Task description -
Skip the pictures, please, and write out exactly the lines from the opening of the data through the line containing "const yTitle = 'Standardized".

───

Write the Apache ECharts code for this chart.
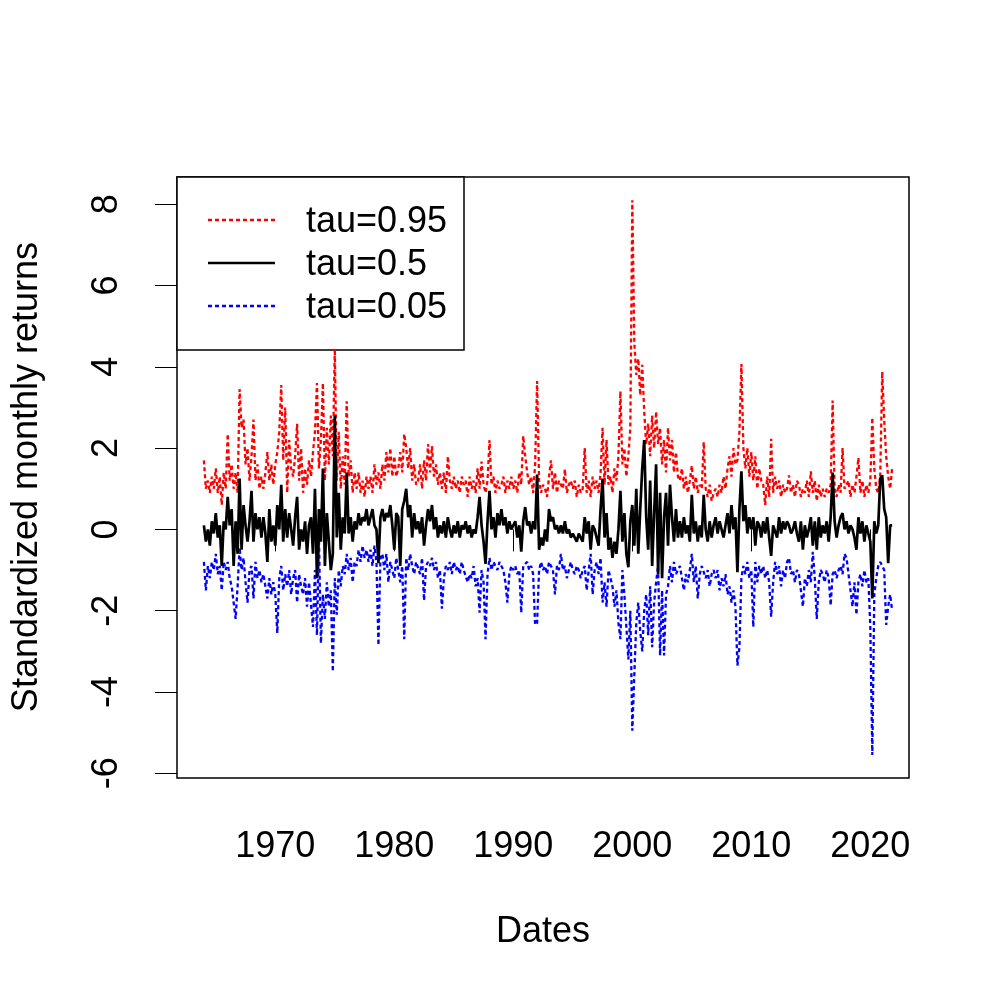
<!DOCTYPE html>
<html><head><meta charset="utf-8">
<script src="https://cdn.jsdelivr.net/npm/echarts@6/dist/echarts.min.js"></script>
<style>html,body{margin:0;padding:0;background:#fff}#c{width:1000px;height:1000px}</style>
</head><body><div id="c"></div>
<script>
const startYear = 1964;
const stepsPerYear = 6;
const xTicks = [1970, 1980, 1990, 2000, 2010, 2020];
const yTicks = [-6, -4, -2, 0, 2, 4, 6, 8];
const seriesNames = ['tau=0.95', 'tau=0.5', 'tau=0.05'];
const xTitle = 'Dates';
const yTitle = 'Standardized monthly returns';

const tau95 = [
1.7,1.0,1.2,0.9,1.3,1.0, 1.5,0.9,1.3,0.6,1.4,1.0, 2.35,1.2,1.6,1.0,1.4,0.9, 3.45,2.5,2.7,1.6,2.0,1.2,
1.8,2.7,1.2,1.6,1.0,1.3, 1.0,1.4,1.9,1.2,1.6,1.1, 1.6,1.9,2.4,3.55,1.7,3.0, 0.9,2.2,1.5,1.3,1.8,2.6,
1.2,2.0,0.9,1.5,1.1,1.7, 1.3,1.9,2.4,3.6,1.5,2.2, 3.6,1.2,2.5,1.6,2.8,1.8, 4.45,1.2,2.4,1.0,1.8,1.1,
3.15,1.3,1.7,0.9,1.4,1.0, 1.4,0.9,1.2,0.8,1.3,1.0, 1.3,0.9,1.6,1.1,1.4,1.0, 1.6,1.2,1.9,1.4,2.0,1.3,
1.8,1.3,1.5,1.9,1.4,2.35, 2.0,1.5,2.0,1.2,1.6,1.1, 1.2,1.6,1.0,1.7,1.2,2.1, 1.4,2.05,1.3,1.6,1.1,1.4,
1.0,1.4,0.9,1.8,1.2,1.0, 1.3,1.0,1.2,0.9,1.3,1.1, 1.2,0.8,1.3,1.0,1.2,0.9, 1.5,1.0,1.67,1.1,0.9,1.2,
2.2,1.1,1.3,0.9,1.2,1.0, 1.1,1.3,0.9,1.2,1.0,1.3, 1.0,1.2,0.9,1.4,1.1,2.3, 1.8,1.4,1.1,1.3,0.9,1.6,
3.65,1.2,0.9,1.1,1.0,0.8, 1.3,1.7,1.0,1.4,0.9,1.2, 1.2,1.0,1.48,0.9,1.1,1.2, 1.0,1.2,0.8,1.1,0.9,1.0,
2.0,0.9,1.2,0.8,1.3,1.0, 1.2,0.9,1.4,2.5,1.1,2.2, 1.1,1.3,0.9,1.5,1.2,1.8, 3.4,1.6,2.0,1.3,1.8,2.5,
8.1,4.6,3.8,4.2,3.3,4.05, 2.9,2.1,2.6,1.8,2.8,2.0, 2.9,2.1,2.5,1.6,2.2,1.4, 2.5,1.7,2.2,1.4,1.9,1.3,
1.2,1.5,1.0,1.3,0.9,1.2, 1.57,1.0,1.3,0.9,1.1,1.0, 2.15,1.0,0.8,1.1,0.7,0.9, 1.0,0.8,1.1,0.9,1.3,1.0,
1.5,1.8,1.3,2.0,1.6,1.7, 2.4,4.07,2.0,1.5,2.0,1.3, 1.9,1.2,1.8,1.0,1.5,1.2, 1.1,0.6,1.3,0.8,2.23,0.9,
1.3,1.0,1.2,0.8,1.1,0.9, 1.0,1.33,0.9,1.1,0.8,1.2, 1.1,0.8,1.0,0.9,1.2,0.8, 1.43,0.9,1.2,0.7,1.1,0.8,
1.0,0.8,1.0,0.9,1.1,3.17, 1.0,0.8,1.1,0.9,2.0,1.0, 1.0,1.2,0.8,1.1,0.9,1.3, 1.76,0.9,1.2,0.8,1.1,0.9,
1.2,2.75,1.5,1.0,0.9,1.3, 3.88,2.7,1.8,1.3,1.0,1.5
];

const tau50 = [
0.1,-0.3,0.0,-0.4,0.2,-0.1, 0.4,-0.2,0.1,-0.9,0.2,0.0, 0.8,0.1,0.5,-0.9,0.2,-0.6, 1.25,-0.5,0.6,0.1,-0.3,0.2,
0.95,-0.3,0.4,0.0,0.3,-0.2, 0.3,-0.1,-0.8,0.5,-0.3,0.1, -0.4,0.6,0.0,1.1,-0.3,0.5, -0.2,0.4,0.0,-0.4,0.3,0.8,
-0.5,0.0,-0.3,0.2,-0.6,0.1, 0.3,-0.6,1.0,-1.2,0.5,-0.3, 1.5,-0.9,0.4,-0.3,-1.0,-0.6, 2.8,-0.2,0.9,-0.5,0.3,-0.1,
1.4,-0.1,0.3,-0.3,0.2,0.0, 0.4,0.1,0.3,0.2,0.5,0.1, 0.3,0.5,0.1,0.0,-0.83,0.3, 0.5,0.2,0.4,0.3,0.6,0.1,
-0.5,0.4,0.3,-0.9,0.5,0.7, 1.0,0.3,0.6,-0.2,0.4,0.0, 0.2,-0.1,0.3,-0.4,0.1,0.5, 0.2,0.6,0.0,0.3,-0.2,0.1,
-0.1,0.2,-0.2,0.3,0.0,-0.2, 0.1,-0.1,0.2,-0.2,0.1,0.0, 0.2,-0.1,0.1,-0.2,0.0,-0.1, 0.3,0.8,0.1,-0.3,-0.85,0.2,
0.95,0.0,0.3,-0.2,0.4,0.1, 0.5,0.1,0.3,-0.1,0.2,0.0, 0.0,0.2,-0.2,0.1,-0.55,0.2, 0.55,0.1,0.2,-0.1,0.2,0.0,
1.35,-0.5,-0.2,-0.4,0.0,-0.3, 0.5,0.2,0.3,0.0,0.1,-0.1, 0.1,-0.1,0.2,-0.1,0.0,-0.2, -0.1,-0.2,-0.3,-0.1,-0.2,-0.3,
0.3,-0.1,0.2,-0.5,0.1,0.0, 0.0,-0.4,0.5,1.25,-0.2,0.4, -0.5,-0.2,-0.7,-0.3,-0.6,0.0, 0.95,-0.3,0.4,-0.6,-0.93,0.2,
0.6,-0.4,1.0,-0.6,0.5,1.5, 2.2,0.3,-0.5,1.2,-0.9,0.4, 1.6,-1.1,0.9,-1.2,0.3,0.9, -0.4,1.1,0.3,-0.3,0.5,-0.2,
0.2,-0.2,0.3,-0.1,0.1,-0.3, 0.85,-0.1,0.2,-0.3,0.1,-0.2, 0.85,0.0,-0.3,0.2,-0.2,0.1, 0.3,-0.1,0.2,0.0,-0.2,0.1,
0.4,-0.1,0.6,0.0,0.3,-1.05, 0.5,1.43,0.2,0.6,-0.1,0.3, 0.0,0.3,-0.4,0.2,0.1,-0.2, 0.2,-0.1,0.3,-0.2,-0.65,0.1,
0.1,-0.2,0.3,-0.1,0.2,0.0, 0.2,0.1,-0.1,0.0,0.2,-0.1, -0.3,0.2,-0.5,0.1,-0.2,0.0, 0.3,-0.4,0.2,-0.5,0.3,-0.2,
0.1,-0.1,0.2,-0.3,0.3,1.4, 0.2,-0.2,0.1,0.3,0.4,0.0, 0.2,-0.1,0.1,0.0,-0.2,-0.5, 0.3,-0.1,0.2,-0.3,0.1,-0.1,
-0.3,-1.7,0.2,-0.1,0.1,1.25, 1.33,0.5,0.3,-0.83,0.1,0.1
];

const tau05 = [
-0.8,-1.5,-0.9,-1.2,-0.8,-1.0, -0.6,-1.1,-0.9,-1.5,-0.8,-1.0, -0.8,-1.2,-1.4,-1.8,-2.2,-1.4, -0.45,-1.0,-0.7,-1.3,-1.8,-1.0,
-0.9,-1.7,-0.8,-1.2,-1.0,-1.3, -1.1,-1.4,-1.7,-1.2,-1.6,-1.3, -1.6,-2.55,-1.2,-0.9,-1.5,-1.1, -1.4,-1.0,-1.6,-1.2,-1.0,-1.8,
-1.1,-1.4,-1.6,-1.2,-1.9,-1.3, -1.3,-2.4,-1.0,-2.6,-0.2,-2.8, -1.6,-2.2,-1.3,-1.9,-1.5,-3.5, -1.2,-2.1,-1.0,-1.4,-0.9,-1.1,
-0.6,-1.0,-0.7,-1.3,-0.8,-0.9, -0.5,-0.8,-0.4,-0.7,-0.5,-0.8, -0.5,-0.9,-0.4,-0.8,-2.85,-0.7, -0.6,-1.0,-0.6,-1.3,-0.8,-1.0,
-1.2,-0.7,-1.0,-1.3,-0.9,-2.7, -0.7,-1.0,-0.6,-0.9,-1.1,-0.8, -0.8,-1.1,-0.7,-1.75,-0.9,-0.8, -0.9,-0.7,-1.0,-0.8,-1.2,-1.0,
-1.95,-1.2,-0.9,-1.0,-0.8,-1.1, -0.8,-1.0,-0.9,-1.1,-0.8,-1.0, -1.0,-1.3,-1.1,-1.2,-0.9,-1.4, -1.2,-2.05,-1.0,-1.3,-2.7,-1.1,
-0.7,-1.0,-0.8,-0.9,-1.0,-0.8, -0.9,-1.0,-1.3,-1.8,-1.1,-0.9, -1.0,-0.9,-1.1,-1.0,-2.05,-0.9, -0.9,-0.8,-1.0,-0.9,-1.1,-2.35,
-2.3,-1.0,-0.8,-1.0,-0.9,-1.1, -0.8,-0.9,-1.0,-1.6,-0.9,-1.0, -0.6,-1.0,-0.9,-1.2,-1.0,-0.8, -1.0,-1.1,-0.9,-1.0,-1.2,-1.0,
-0.9,-1.5,-1.0,-0.6,-1.6,-1.0, -0.8,-1.1,-0.7,-1.8,-1.3,-1.9, -1.0,-1.2,-1.4,-1.9,-1.5,-2.3, -2.7,-1.0,-1.6,-2.4,-3.2,-2.0,
-4.95,-3.6,-2.3,-1.8,-2.5,-3.0, -2.0,-1.6,-2.6,-1.4,-2.9,-1.8, -1.3,-0.9,-3.1,-1.5,-3.1,-1.6, -1.4,-0.9,-1.3,-0.8,-1.1,-1.0,
-0.9,-1.2,-1.5,-1.1,-1.3,-1.0, -0.6,-1.3,-0.9,-1.7,-1.1,-0.9, -0.9,-1.2,-1.0,-1.4,-1.1,-1.0, -1.2,-1.0,-1.5,-1.2,-1.4,-1.1,
-1.6,-1.4,-1.8,-1.5,-1.9,-3.35, -2.9,-1.2,-0.9,-1.1,-0.8,-1.2, -1.0,-2.4,-0.8,-1.3,-0.9,-1.1, -0.9,-1.2,-1.0,-1.3,-2.15,-1.3,
-0.8,-1.1,-0.9,-1.4,-1.0,-1.2, -0.8,-0.7,-1.1,-1.0,-1.3,-1.0, -1.1,-1.5,-1.9,-1.2,-1.4,-1.0, -1.3,-0.55,-1.2,-2.2,-1.3,-1.0,
-1.1,-1.3,-1.0,-1.2,-1.87,-1.1, -1.0,-1.2,-1.0,-0.9,-1.1,-0.6, -0.7,-1.1,-1.5,-1.9,-1.3,-2.1, -1.3,-1.1,-1.4,-1.0,-1.3,-1.2,
-2.4,-5.55,-1.6,-1.2,-0.9,-0.8, -0.9,-1.0,-2.35,-1.9,-1.6,-2.0
];

const FONT = '"Liberation Sans", Arial, Helvetica, sans-serif';
function toPairs(arr) {
  return arr.map((v, i) => [startYear + i / stepsPerYear, v]);
}
const chart = echarts.init(document.getElementById('c'), null, {renderer: 'canvas'});
const dash = [4, 3];
const colors = ['#ff0000', '#000000', '#0000ff'];
chart.setOption({
  animation: false,
  backgroundColor: '#ffffff',
  grid: {left: 177, top: 177, right: 91, bottom: 222, show: true, borderColor: '#000', borderWidth: 1.5, backgroundColor: 'transparent'},
  xAxis: {
    type: 'value', min: 1961.74, max: 2023.25,
    axisLine: {show: false},
    splitLine: {show: false},
    axisTick: {show: true, length: 22, customValues: xTicks, lineStyle: {color: '#000', width: 1}},
    axisLabel: {customValues: xTicks, formatter: v => String(v), fontSize: 36, fontFamily: FONT, color: '#000', margin: 51}
  },
  yAxis: {
    type: 'value', min: -6.116, max: 8.67,
    axisLine: {show: false},
    splitLine: {show: false},
    axisTick: {show: true, length: 22, customValues: yTicks, lineStyle: {color: '#000', width: 1}},
    axisLabel: {customValues: yTicks, formatter: v => String(v), fontSize: 36, fontFamily: FONT, color: '#000', margin: 52, rotate: 90}
  },
  series: [
    {name: seriesNames[0], type: 'line', data: toPairs(tau95), showSymbol: false, symbol: 'none', lineStyle: {color: colors[0], width: 2.3, type: dash}, z: 2},
    {name: seriesNames[2], type: 'line', data: toPairs(tau05), showSymbol: false, symbol: 'none', lineStyle: {color: colors[2], width: 2.3, type: dash}, z: 2},
    {name: seriesNames[1], type: 'line', data: toPairs(tau50), showSymbol: false, symbol: 'none', lineStyle: {color: colors[1], width: 2.7}, z: 3}
  ],
  graphic: [
    {type: 'text', x: 543, y: 932, style: {text: xTitle, font: '36px ' + FONT, fill: '#000', align: 'center', verticalAlign: 'middle'}},
    {type: 'text', x: 27, y: 477, rotation: Math.PI / 2, style: {text: yTitle, font: '36px ' + FONT, fill: '#000', align: 'center', verticalAlign: 'middle'}},
    {type: 'group', z: 100, children: [
      {type: 'rect', shape: {x: 177, y: 177, width: 287, height: 173}, style: {fill: '#fff', stroke: '#000', lineWidth: 1.5}},
      {type: 'line', shape: {x1: 208, y1: 220, x2: 275, y2: 220}, style: {stroke: colors[0], lineWidth: 2.3, lineDash: dash}},
      {type: 'line', shape: {x1: 208, y1: 263, x2: 275, y2: 263}, style: {stroke: colors[1], lineWidth: 2.7}},
      {type: 'line', shape: {x1: 208, y1: 306, x2: 275, y2: 306}, style: {stroke: colors[2], lineWidth: 2.3, lineDash: dash}},
      {type: 'text', x: 306, y: 222, style: {text: seriesNames[0], font: '36px ' + FONT, fill: '#000', align: 'left', verticalAlign: 'middle'}},
      {type: 'text', x: 306, y: 265, style: {text: seriesNames[1], font: '36px ' + FONT, fill: '#000', align: 'left', verticalAlign: 'middle'}},
      {type: 'text', x: 306, y: 308, style: {text: seriesNames[2], font: '36px ' + FONT, fill: '#000', align: 'left', verticalAlign: 'middle'}}
    ]}
  ]
});
</script></body></html>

───

Response to the exercise -
Write the Apache ECharts code for this chart.
<!DOCTYPE html>
<html><head><meta charset="utf-8">
<script src="https://cdn.jsdelivr.net/npm/echarts@6/dist/echarts.min.js"></script>
<style>html,body{margin:0;padding:0;background:#fff}#c{width:1000px;height:1000px}</style>
</head><body><div id="c"></div>
<script>
const startYear = 1964;
const stepsPerYear = 6;
const xTicks = [1970, 1980, 1990, 2000, 2010, 2020];
const yTicks = [-6, -4, -2, 0, 2, 4, 6, 8];
const seriesNames = ['tau=0.95', 'tau=0.5', 'tau=0.05'];
const xTitle = 'Dates';
const yTitle = 'Standardized monthly returns';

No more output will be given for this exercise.